Have you ever noticed the difference between pride activists and D-Day soldiers?
Pride activists think only about themselves as they march in parades and proclaim, “This is the life I live!”
D-Day veterans think about everyone but themselves, as their ghosts stand guard over our country and say, “This is the life I never lived.”
But that isn’t the only difference. Trudeau’s privileged activists screech, “Lay down your way of life for me.” The drowning soldier who never made it to the beach tells us, “I lay down my way of life, and my life, itself, for you.”
Here is the final difference.
Progressives are proud of who they are. They venerate themselves, and demand we do the same. Their lift their eyes up to heaven, yet act like they look down on Almighty God.
The D-Day soldiers are exactly opposite.
They never venerate themselves. In supreme humility, they don’t even demand a day (let alone a month) of worship and praise for who they are.
For these reasons, among many others, I won’t celebrate pride. I will, however, celebrate our soldiers.
The pride groups shouldn’t be celebrated, precisely because they’re prideful; our soldiers should be celebrated, precisely because they aren’t prideful.
That is, those who should be celebrated least are those who demand to be celebrated most, and those who should be celebrated most are those who demand to be celebrated least.

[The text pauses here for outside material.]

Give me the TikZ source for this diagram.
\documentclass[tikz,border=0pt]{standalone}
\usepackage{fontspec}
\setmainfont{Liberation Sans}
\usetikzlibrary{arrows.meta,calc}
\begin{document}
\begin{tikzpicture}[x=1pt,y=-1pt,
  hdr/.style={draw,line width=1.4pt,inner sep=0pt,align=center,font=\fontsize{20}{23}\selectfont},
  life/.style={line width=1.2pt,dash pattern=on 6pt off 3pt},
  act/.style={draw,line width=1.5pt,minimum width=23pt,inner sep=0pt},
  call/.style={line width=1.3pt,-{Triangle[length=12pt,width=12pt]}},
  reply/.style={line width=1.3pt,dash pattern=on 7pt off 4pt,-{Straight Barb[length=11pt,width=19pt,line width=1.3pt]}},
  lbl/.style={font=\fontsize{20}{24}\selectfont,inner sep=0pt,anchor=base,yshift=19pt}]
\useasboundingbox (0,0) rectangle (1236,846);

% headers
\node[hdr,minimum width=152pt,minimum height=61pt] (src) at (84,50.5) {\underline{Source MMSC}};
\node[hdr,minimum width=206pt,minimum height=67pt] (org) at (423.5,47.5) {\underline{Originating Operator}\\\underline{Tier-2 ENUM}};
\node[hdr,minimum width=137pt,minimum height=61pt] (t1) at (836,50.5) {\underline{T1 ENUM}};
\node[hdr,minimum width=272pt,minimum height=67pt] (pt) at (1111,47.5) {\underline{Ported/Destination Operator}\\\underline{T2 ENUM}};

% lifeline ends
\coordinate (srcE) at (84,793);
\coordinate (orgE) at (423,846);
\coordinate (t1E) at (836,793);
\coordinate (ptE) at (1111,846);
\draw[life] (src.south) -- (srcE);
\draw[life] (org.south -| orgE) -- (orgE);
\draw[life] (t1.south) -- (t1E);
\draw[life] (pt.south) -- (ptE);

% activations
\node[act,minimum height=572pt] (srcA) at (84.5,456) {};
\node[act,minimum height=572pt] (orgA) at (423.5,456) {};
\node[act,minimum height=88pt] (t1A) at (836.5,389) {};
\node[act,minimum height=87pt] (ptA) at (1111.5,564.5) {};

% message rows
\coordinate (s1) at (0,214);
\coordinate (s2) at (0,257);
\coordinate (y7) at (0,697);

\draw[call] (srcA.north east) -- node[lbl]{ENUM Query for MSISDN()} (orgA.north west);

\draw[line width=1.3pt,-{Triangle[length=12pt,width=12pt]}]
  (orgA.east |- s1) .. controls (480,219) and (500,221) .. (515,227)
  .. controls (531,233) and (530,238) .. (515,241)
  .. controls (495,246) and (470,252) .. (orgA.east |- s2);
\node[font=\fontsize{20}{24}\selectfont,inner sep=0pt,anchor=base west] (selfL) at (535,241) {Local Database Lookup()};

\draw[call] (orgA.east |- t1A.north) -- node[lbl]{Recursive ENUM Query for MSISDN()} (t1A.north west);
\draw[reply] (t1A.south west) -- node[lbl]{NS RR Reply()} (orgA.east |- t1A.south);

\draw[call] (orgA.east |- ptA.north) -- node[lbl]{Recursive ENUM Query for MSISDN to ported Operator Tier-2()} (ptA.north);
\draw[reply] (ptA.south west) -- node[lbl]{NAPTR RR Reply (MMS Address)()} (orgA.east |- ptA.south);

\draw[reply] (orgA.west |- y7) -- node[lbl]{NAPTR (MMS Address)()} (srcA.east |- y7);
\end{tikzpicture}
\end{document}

Never once I have heard a veteran of that horrible war demand a day of recognition for himself. I’ve never heard a veteran announce to a crowd, “Look at how great I am!”
But if there’s anyone who has even an ounce of right to do so, it’s the men and women who fought for our country.
Our soldiers deserve all the thankfulness we can give them, but we don’t put their pictures on our walls. We don’t “stand in solidarity with our veterans,” or plaster our shop windows with “Soldier’s pride,” or, “Remember the fallen.”
Perhaps we don’t do so because our shop windows are too full of pride paintings in June.
And yet, in a curious sort of way, the fact that we don’t fly the veteran’s flag means it’s still flying, for the soldier’s flag is an invisible flag. It’s one that announces the right to fly whatever flag you agree with.
More importantly, it announces the right not to fly whatever flag you disagree with.
As those men conquered Juno, Sword, Utah, Omaha, and Gold, they flew their flag of freedom so we could one day choose to fly it, or not.
Therefore, we have an obligation to battle for this beautiful gift they bought for us. Perhaps the best way to start is by emulating the humble hero who says, “Don’t celebrate me. Celebrate my friends who died on crimson shores in 1944.”